• **REQUIRED WORK**
Copy the records below word for word, from the first line through the line that contains "(ring) at (107,523)", and leave out any pictures.

• **DATA**
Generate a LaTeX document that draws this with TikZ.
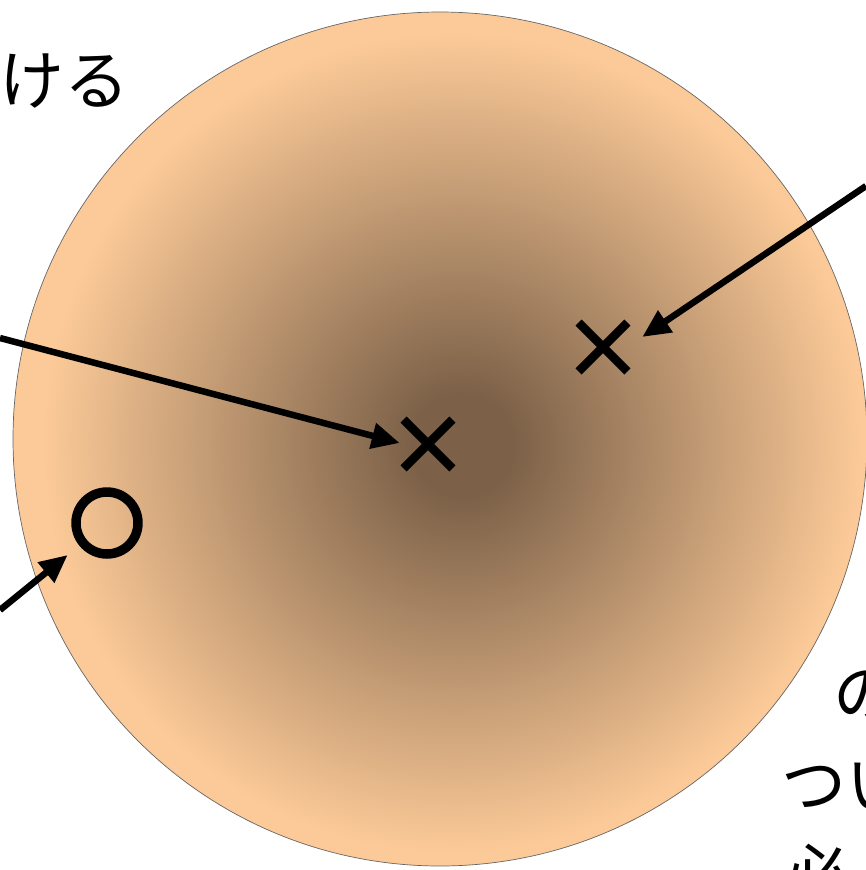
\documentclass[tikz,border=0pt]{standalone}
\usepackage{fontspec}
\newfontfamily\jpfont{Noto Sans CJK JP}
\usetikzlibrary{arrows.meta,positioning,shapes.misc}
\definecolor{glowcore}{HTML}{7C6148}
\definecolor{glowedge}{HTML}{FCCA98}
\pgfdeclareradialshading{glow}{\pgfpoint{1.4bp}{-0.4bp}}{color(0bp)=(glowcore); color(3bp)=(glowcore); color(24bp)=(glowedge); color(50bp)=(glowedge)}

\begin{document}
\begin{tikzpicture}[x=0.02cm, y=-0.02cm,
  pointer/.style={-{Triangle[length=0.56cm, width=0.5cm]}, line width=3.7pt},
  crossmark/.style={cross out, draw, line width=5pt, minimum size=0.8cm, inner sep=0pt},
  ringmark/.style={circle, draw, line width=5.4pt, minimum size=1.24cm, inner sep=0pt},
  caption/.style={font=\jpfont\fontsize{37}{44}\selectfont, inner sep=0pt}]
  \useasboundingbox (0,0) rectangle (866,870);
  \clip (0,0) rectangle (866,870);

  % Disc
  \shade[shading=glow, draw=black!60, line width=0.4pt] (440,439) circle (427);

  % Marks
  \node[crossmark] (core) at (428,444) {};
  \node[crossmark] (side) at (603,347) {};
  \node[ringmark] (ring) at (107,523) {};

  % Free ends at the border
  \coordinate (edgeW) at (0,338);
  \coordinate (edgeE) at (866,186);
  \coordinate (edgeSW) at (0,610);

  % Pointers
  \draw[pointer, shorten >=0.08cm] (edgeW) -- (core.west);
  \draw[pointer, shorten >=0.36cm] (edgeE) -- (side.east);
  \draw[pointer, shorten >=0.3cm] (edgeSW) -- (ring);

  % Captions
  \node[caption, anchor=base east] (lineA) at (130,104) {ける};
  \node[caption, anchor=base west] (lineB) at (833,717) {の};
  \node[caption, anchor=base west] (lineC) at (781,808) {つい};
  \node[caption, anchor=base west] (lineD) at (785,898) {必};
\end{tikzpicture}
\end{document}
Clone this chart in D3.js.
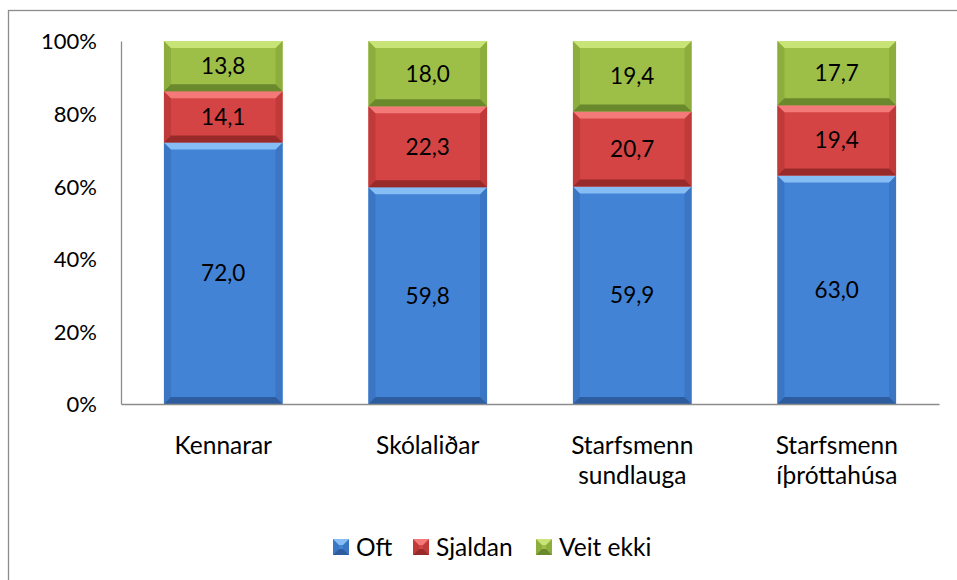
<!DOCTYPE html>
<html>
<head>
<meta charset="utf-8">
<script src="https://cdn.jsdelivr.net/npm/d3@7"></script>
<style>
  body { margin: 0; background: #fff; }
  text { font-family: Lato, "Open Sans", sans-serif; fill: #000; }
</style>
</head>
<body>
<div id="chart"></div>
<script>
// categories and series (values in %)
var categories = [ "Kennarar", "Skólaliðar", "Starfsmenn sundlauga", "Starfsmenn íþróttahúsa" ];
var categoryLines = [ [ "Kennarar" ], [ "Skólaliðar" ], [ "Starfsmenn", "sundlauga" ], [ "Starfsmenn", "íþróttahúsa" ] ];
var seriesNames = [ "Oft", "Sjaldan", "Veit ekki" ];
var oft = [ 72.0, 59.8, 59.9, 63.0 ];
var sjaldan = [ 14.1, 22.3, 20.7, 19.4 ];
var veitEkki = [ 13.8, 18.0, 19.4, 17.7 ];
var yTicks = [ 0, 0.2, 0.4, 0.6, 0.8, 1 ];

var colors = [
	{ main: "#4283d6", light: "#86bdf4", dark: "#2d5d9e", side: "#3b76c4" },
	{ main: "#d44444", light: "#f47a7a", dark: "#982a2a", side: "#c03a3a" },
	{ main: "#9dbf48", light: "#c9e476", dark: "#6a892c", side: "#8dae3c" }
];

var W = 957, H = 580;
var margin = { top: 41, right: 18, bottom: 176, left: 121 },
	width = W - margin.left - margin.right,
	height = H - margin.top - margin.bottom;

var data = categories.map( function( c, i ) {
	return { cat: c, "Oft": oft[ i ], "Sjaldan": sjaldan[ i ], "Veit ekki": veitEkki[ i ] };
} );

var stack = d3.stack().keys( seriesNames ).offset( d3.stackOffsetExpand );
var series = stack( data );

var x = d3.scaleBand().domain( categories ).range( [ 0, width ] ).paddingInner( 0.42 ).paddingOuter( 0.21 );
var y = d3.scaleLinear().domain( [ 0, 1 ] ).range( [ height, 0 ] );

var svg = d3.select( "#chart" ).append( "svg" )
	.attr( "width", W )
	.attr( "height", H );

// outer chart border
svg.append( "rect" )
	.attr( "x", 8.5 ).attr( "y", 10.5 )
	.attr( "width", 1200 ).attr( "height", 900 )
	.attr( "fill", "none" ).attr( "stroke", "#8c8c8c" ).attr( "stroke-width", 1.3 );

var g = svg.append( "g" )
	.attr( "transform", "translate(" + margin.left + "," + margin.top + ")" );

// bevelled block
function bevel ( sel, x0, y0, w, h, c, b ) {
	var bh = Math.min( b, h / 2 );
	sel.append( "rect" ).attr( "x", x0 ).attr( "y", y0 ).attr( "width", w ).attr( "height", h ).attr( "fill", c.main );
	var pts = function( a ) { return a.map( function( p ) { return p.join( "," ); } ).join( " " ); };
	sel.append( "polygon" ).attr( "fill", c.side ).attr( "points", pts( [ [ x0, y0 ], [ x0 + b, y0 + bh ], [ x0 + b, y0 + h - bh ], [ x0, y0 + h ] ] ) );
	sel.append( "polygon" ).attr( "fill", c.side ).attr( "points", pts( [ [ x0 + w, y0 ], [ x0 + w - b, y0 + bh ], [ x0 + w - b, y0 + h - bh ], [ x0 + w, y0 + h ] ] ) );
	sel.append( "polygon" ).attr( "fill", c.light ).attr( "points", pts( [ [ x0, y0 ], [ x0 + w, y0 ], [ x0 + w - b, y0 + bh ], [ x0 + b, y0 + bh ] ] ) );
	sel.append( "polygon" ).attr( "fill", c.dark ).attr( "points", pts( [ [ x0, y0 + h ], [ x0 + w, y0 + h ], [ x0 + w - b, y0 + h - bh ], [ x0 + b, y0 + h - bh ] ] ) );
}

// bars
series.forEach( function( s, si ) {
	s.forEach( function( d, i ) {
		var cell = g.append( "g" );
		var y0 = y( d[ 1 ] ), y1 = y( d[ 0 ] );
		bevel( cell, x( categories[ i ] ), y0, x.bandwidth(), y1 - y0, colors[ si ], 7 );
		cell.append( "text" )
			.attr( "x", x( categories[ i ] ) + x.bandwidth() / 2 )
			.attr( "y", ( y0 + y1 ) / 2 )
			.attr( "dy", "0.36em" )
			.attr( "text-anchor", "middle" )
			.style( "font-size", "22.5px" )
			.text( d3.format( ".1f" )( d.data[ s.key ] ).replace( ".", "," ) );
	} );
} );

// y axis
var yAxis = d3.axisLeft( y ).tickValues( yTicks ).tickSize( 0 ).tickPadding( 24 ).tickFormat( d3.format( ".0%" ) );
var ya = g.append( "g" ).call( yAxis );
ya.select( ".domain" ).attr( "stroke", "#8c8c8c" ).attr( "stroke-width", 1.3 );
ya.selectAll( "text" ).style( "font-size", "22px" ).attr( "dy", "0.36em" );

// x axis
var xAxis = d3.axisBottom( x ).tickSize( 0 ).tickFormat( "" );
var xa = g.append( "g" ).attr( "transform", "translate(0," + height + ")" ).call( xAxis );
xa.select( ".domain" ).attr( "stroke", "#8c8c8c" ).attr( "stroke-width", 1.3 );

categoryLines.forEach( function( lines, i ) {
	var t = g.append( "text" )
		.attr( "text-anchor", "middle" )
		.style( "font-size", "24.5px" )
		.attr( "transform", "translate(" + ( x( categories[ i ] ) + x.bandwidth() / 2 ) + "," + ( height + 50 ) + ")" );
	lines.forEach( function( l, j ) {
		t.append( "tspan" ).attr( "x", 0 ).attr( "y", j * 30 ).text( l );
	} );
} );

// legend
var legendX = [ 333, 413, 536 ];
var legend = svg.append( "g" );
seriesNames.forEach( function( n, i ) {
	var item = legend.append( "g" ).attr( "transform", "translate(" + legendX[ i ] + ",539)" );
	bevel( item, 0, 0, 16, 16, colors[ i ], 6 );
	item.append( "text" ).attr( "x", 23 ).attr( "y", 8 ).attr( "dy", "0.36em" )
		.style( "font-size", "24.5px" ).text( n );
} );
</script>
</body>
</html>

• **THE SOLUTION**
Generate a LaTeX document that draws this with TikZ.
\documentclass[tikz,border=0pt]{standalone}
\usepackage{fontspec}
\newfontfamily\jpfont{Noto Sans CJK JP}
\usetikzlibrary{arrows.meta,positioning,shapes.misc}
\definecolor{glowcore}{HTML}{7C6148}
\definecolor{glowedge}{HTML}{FCCA98}
\pgfdeclareradialshading{glow}{\pgfpoint{1.4bp}{-0.4bp}}{color(0bp)=(glowcore); color(3bp)=(glowcore); color(24bp)=(glowedge); color(50bp)=(glowedge)}

\begin{document}
\begin{tikzpicture}[x=0.02cm, y=-0.02cm,
  pointer/.style={-{Triangle[length=0.56cm, width=0.5cm]}, line width=3.7pt},
  crossmark/.style={cross out, draw, line width=5pt, minimum size=0.8cm, inner sep=0pt},
  ringmark/.style={circle, draw, line width=5.4pt, minimum size=1.24cm, inner sep=0pt},
  caption/.style={font=\jpfont\fontsize{37}{44}\selectfont, inner sep=0pt}]
  \useasboundingbox (0,0) rectangle (866,870);
  \clip (0,0) rectangle (866,870);

  % Disc
  \shade[shading=glow, draw=black!60, line width=0.4pt] (440,439) circle (427);

  % Marks
  \node[crossmark] (core) at (428,444) {};
  \node[crossmark] (side) at (603,347) {};
  \node[ringmark] (ring) at (107,523) {};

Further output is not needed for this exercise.